Bloganuary 17th: knowing when you feel loved

Can you share a positive example of where you’ve felt loved?

Positive and negative emotions are wildly different. Recognizing some of them can be difficult sometimes, and that includes love.

So, trying to pick out an example, a specific memory, when I can tell without a doubt that I felt loved by someone else, was a challenge. For the most part, its a semi-constant state of how people relate to each other, and not a strong burst of an emotion. It’s subtle. Subtle actions, kind words, can often be taken for granted and the recognition is missed.

Thinking about this prompt was difficult, if only because within my family we take care of each other and never really think anything of it. It’s all a matter of course. I did eventually pick one moment out.

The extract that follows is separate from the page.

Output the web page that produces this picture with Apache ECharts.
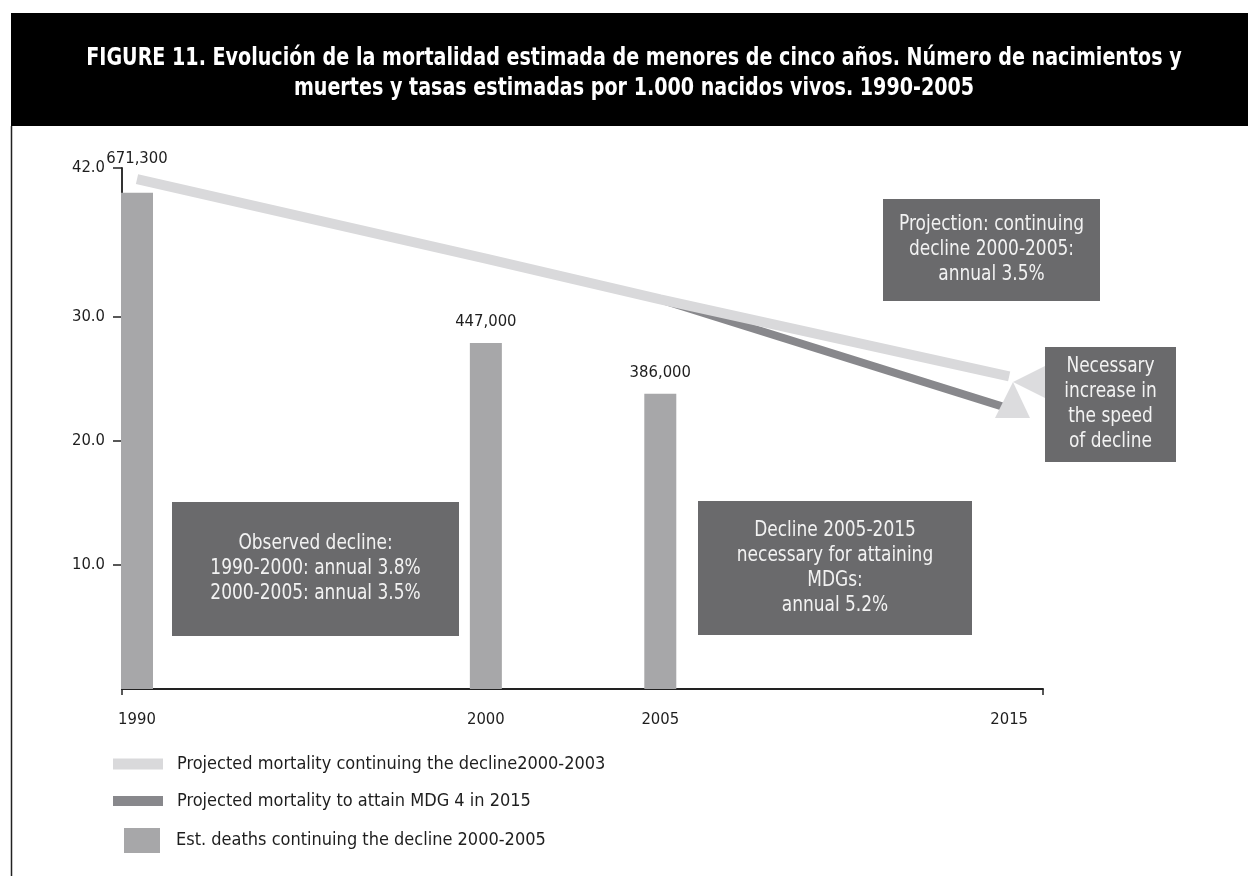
<!DOCTYPE html>
<html>
<head>
<meta charset="utf-8">
<style>html,body{margin:0;padding:0;background:#fff;}#chart{width:1248px;height:876px;}</style>
<script src="https://cdn.jsdelivr.net/npm/echarts@6/dist/echarts.min.js"></script>
</head>
<body>
<div id="chart"></div>
<script>
// ---- data ----
const barYears = [1990, 2000, 2005];
const deathRates = [40.0, 27.9, 23.8];
const deathLabels = ['671,300', '447,000', '386,000'];
const trendYears = [1990, 2000, 2005, 2015];
const continuingRates = [41.1, 34.7, 31.4, 25.2];
const mdgYears = [2005, 2015];
const mdgRates = [31.4, 22.6];
const yTickValues = [10, 20, 30, 42];
const xTickValues = [1990, 2000, 2005, 2015];
const seriesNames = [
  'Projected mortality continuing the decline2000-2003',
  'Projected mortality to attain MDG 4 in 2015',
  'Est. deaths continuing the decline 2000-2005'
];
const titleText = 'FIGURE 11. Evolución de la mortalidad estimada de menores de cinco años. Número de nacimientos y\nmuertes y tasas estimadas por 1.000 nacidos vivos. 1990-2005';
const notes = [
  'Observed decline:\n1990-2000: annual 3.8%\n2000-2005: annual 3.5%',
  'Decline 2005-2015\nnecessary for attaining\nMDGs:\nannual 5.2%',
  'Projection: continuing\ndecline 2000-2005:\nannual 3.5%',
  'Necessary\nincrease in\nthe speed\nof decline'
];

const FONT = "'Liberation Sans Narrow', 'DejaVu Sans Condensed', 'Roboto', sans-serif";
const C_LIGHT = '#d9d9db', C_DARK = '#88888c', C_BAR = '#a7a7a9', C_BOX = '#6a6a6c', C_TXT = '#1e1e1e';

const chart = echarts.init(document.getElementById('chart'), null, {renderer: 'canvas'});

function box(x, y, w, h, text) {
  return [
    {type: 'rect', shape: {x: x, y: y, width: w, height: h}, style: {fill: C_BOX}, z: 10},
    {type: 'text', z: 11, x: x + w / 2, y: y + h / 2, scaleX: 0.9,
      style: {text: text, x: 0, y: 0, align: 'center', verticalAlign: 'middle',
        fontSize: 21, fontFamily: FONT, lineHeight: 25, fill: '#f2f2f2'}}
  ];
}

const legendCommon = {orient: 'vertical', padding: 0, itemGap: 0, selectedMode: false,
  textStyle: {fontSize: 18, fontFamily: FONT, color: C_TXT}};

chart.setOption({
  animation: false,
  backgroundColor: '#fff',
  grid: {left: 122, right: 205, top: 168, bottom: 187, containLabel: false, outerBoundsMode: 'none'},
  legend: [
    Object.assign({}, legendCommon, {left: 113, top: 755, data: [{name: seriesNames[0], icon: 'rect', itemStyle: {color: C_LIGHT}}],
      itemWidth: 50, itemHeight: 11, textStyle: Object.assign({}, legendCommon.textStyle, {padding: [0, 0, 0, 9]})}),
    Object.assign({}, legendCommon, {left: 113, top: 792, data: [{name: seriesNames[1], icon: 'rect', itemStyle: {color: C_DARK}}],
      itemWidth: 50, itemHeight: 10, textStyle: Object.assign({}, legendCommon.textStyle, {padding: [0, 0, 0, 9]})}),
    Object.assign({}, legendCommon, {left: 124, top: 828, data: [{name: seriesNames[2], icon: 'rect', itemStyle: {color: C_BAR}}],
      itemWidth: 36, itemHeight: 25, textStyle: Object.assign({}, legendCommon.textStyle, {padding: [0, 0, 0, 11]})})
  ],
  xAxis: {
    type: 'value', min: 1989.57, max: 2015.97,
    axisLine: {show: true, onZero: false, lineStyle: {color: '#222', width: 2}},
    axisTick: {show: true, customValues: [1989.57, 2015.97], length: 6, lineStyle: {color: '#222', width: 1.5}},
    axisLabel: {customValues: xTickValues, formatter: v => String(Math.round(v)), margin: 22,
      fontSize: 16.5, fontFamily: FONT, color: C_TXT},
    splitLine: {show: false}
  },
  yAxis: {
    type: 'value', min: 0, max: 42,
    axisLine: {show: true, lineStyle: {color: '#333', width: 2}},
    axisTick: {show: true, customValues: yTickValues, length: 9, inside: false, lineStyle: {color: '#222', width: 1.5}},
    axisLabel: {customValues: yTickValues, formatter: v => v.toFixed(1), margin: 17,
      fontSize: 16.5, fontFamily: FONT, color: C_TXT},
    splitLine: {show: false}
  },
  series: [
    {
      name: seriesNames[2], type: 'bar', barWidth: 32, z: 2,
      itemStyle: {color: C_BAR},
      data: barYears.map((y, i) => ({value: [y, deathRates[i]],
        label: {distance: i === 0 ? 26 : 13}})),
      label: {show: true, position: 'top', fontSize: 16.5, fontFamily: FONT, color: C_TXT,
        formatter: p => deathLabels[p.dataIndex]}
    },
    {
      name: seriesNames[1], type: 'line', symbol: 'none', z: 3,
      itemStyle: {color: C_DARK},
      lineStyle: {color: C_DARK, width: 8, cap: 'butt'},
      data: mdgYears.map((y, i) => [y, mdgRates[i]])
    },
    {
      name: seriesNames[0], type: 'line', symbol: 'none', z: 4,
      itemStyle: {color: C_LIGHT},
      lineStyle: {color: C_LIGHT, width: 10, cap: 'butt'},
      data: trendYears.map((y, i) => [y, continuingRates[i]])
    }
  ],
  graphic: [
    {type: 'rect', shape: {x: 11, y: 13, width: 1237, height: 113}, style: {fill: '#000'}, z: -10},
    {type: 'text', z: 5, x: 634, y: 74, scaleX: 0.885,
      style: {text: titleText, x: 0, y: 0, align: 'center', verticalAlign: 'middle', fill: '#fff',
        fontSize: 24, fontWeight: 'bold', fontFamily: FONT, lineHeight: 30}},
    {type: 'line', shape: {x1: 11.5, y1: 126, x2: 11.5, y2: 876}, style: {stroke: '#222', lineWidth: 1.5}, z: -10},
    ...box(172, 502, 287, 134, notes[0]),
    ...box(698, 501, 274, 134, notes[1]),
    ...box(883, 199, 217, 102, notes[2]),
    ...box(1045, 347, 131, 115, notes[3]),
    {type: 'polygon', z: 9, shape: {points: [[1045, 366], [1045, 398], [1013, 382]]}, style: {fill: '#dcdcde'}},
    {type: 'polygon', z: 9, shape: {points: [[1013, 382], [995, 418], [1030, 418]]}, style: {fill: '#dcdcde'}}
  ]
});
</script>
</body>
</html>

Right about my 26th birthday was when I received the news that I was being layed off. Two weeks later I had appendicitis. Having just turned 26 meant I no longer qualified to stay on my parents insurance, and I was a contractor through a third party organization that didn’t offer health insurance. So, ER visit into an appendectomy without health insurance!

The pain was almost tolerable and I had debated on just trying to sleep through the night, but eventually I just couldn’t take it. I lived alone at the time, and I was kind of a recluse with almost no friends in town at that point, so I drove myself to the hospital.

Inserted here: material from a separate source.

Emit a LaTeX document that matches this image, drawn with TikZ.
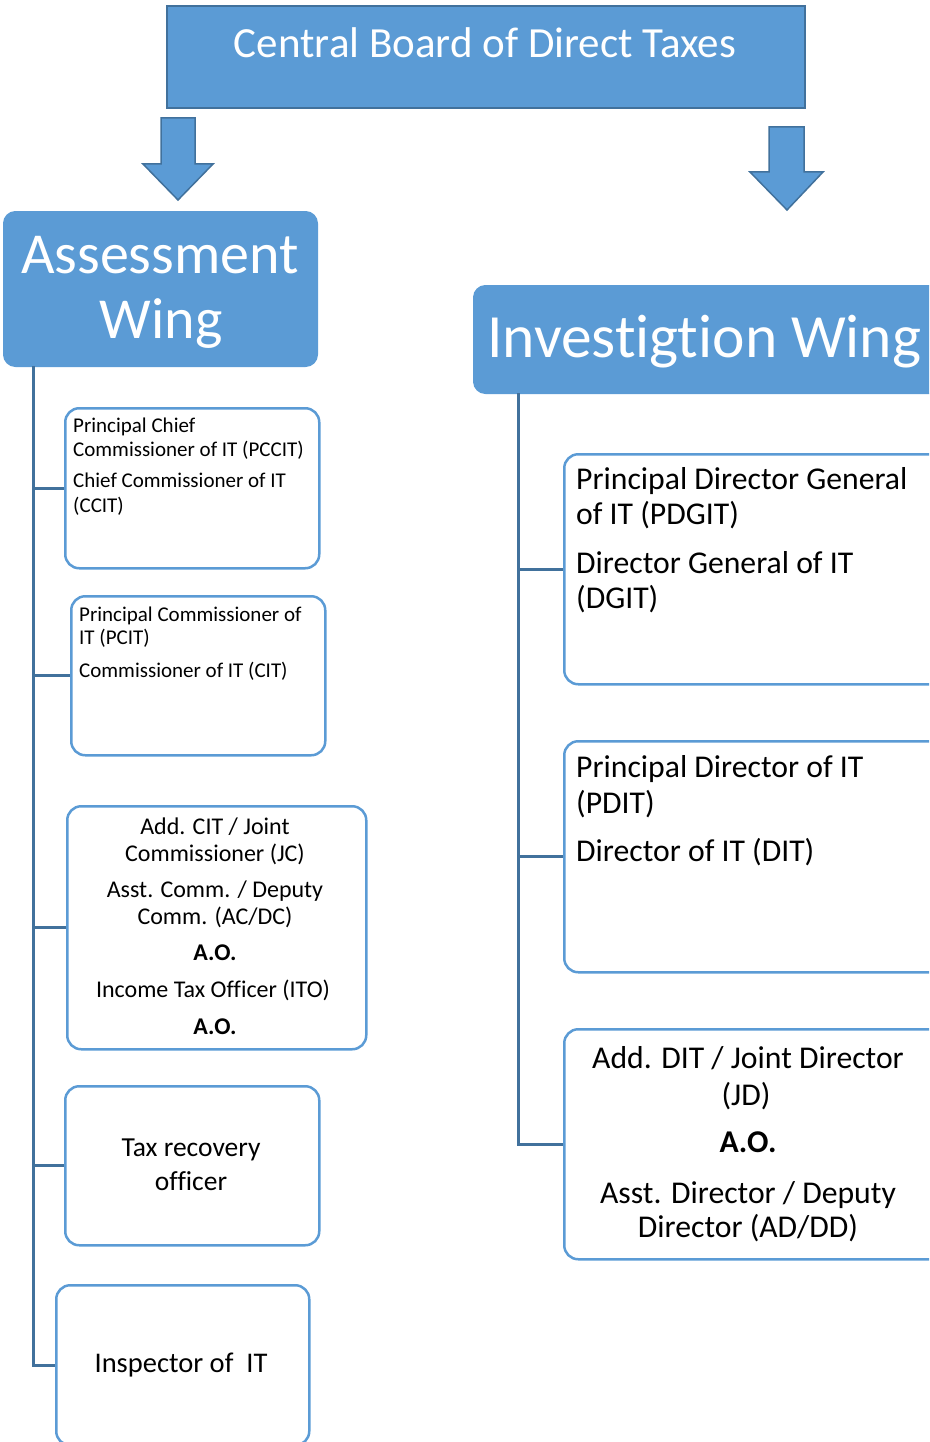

I got admitted sometime around 10pm and placed in a room. They did some scans of my abdomen, and they found that my appendix was in an odd position so they almost missed it. It hadn’t burst yet (they used the term “perforated”) but it was definitely getting closer to that. They promptly scheduled my surgery for the morning and wheeled me back to my room.

At this point, knowing what my situation was, I had texted my (local) siblings and my parents to give them the emergency update. After that, I posted about it on Facebook and got an exasperated text message from my sister (who lived six hours away) about how she was finding out about it this way. Oops. I had initially planned on telling her in the morning afterwards because I didn’t want to worry her when she couldn’t really do anything in her situation, but the jig was up.

Lots of text messages back and forth between me and my family, and then I finally got some sleep before surgery. I get through surgery just fine and I’m taken to recovery. I eventually get back to my phone and text everyone the update. Later that day, my parents drove up from the farm (they were only 30 minutes away) and they picked me up. We run by the Walgreens where I get my prescriptions, me riding with my Dad and my stepmom driving my car, and we get everything the doctor’s said I needed. Eventually we make it back to my apartment, my parents drop me off and make sure I’m okay, checking again if there was anything else I needed before they left.

I was on my own again, recovering from my surgery, but I was home with no fussing or frustration. Except, obviously, from my sister.

I look back on this moment (and one other involving my Dad and stepmom) and think about how much it meant that they came to help me out like that. The whole drawn out situation, all the time spent with them making sure I had what I needed was a large but subtle showing of how much they loved and cared.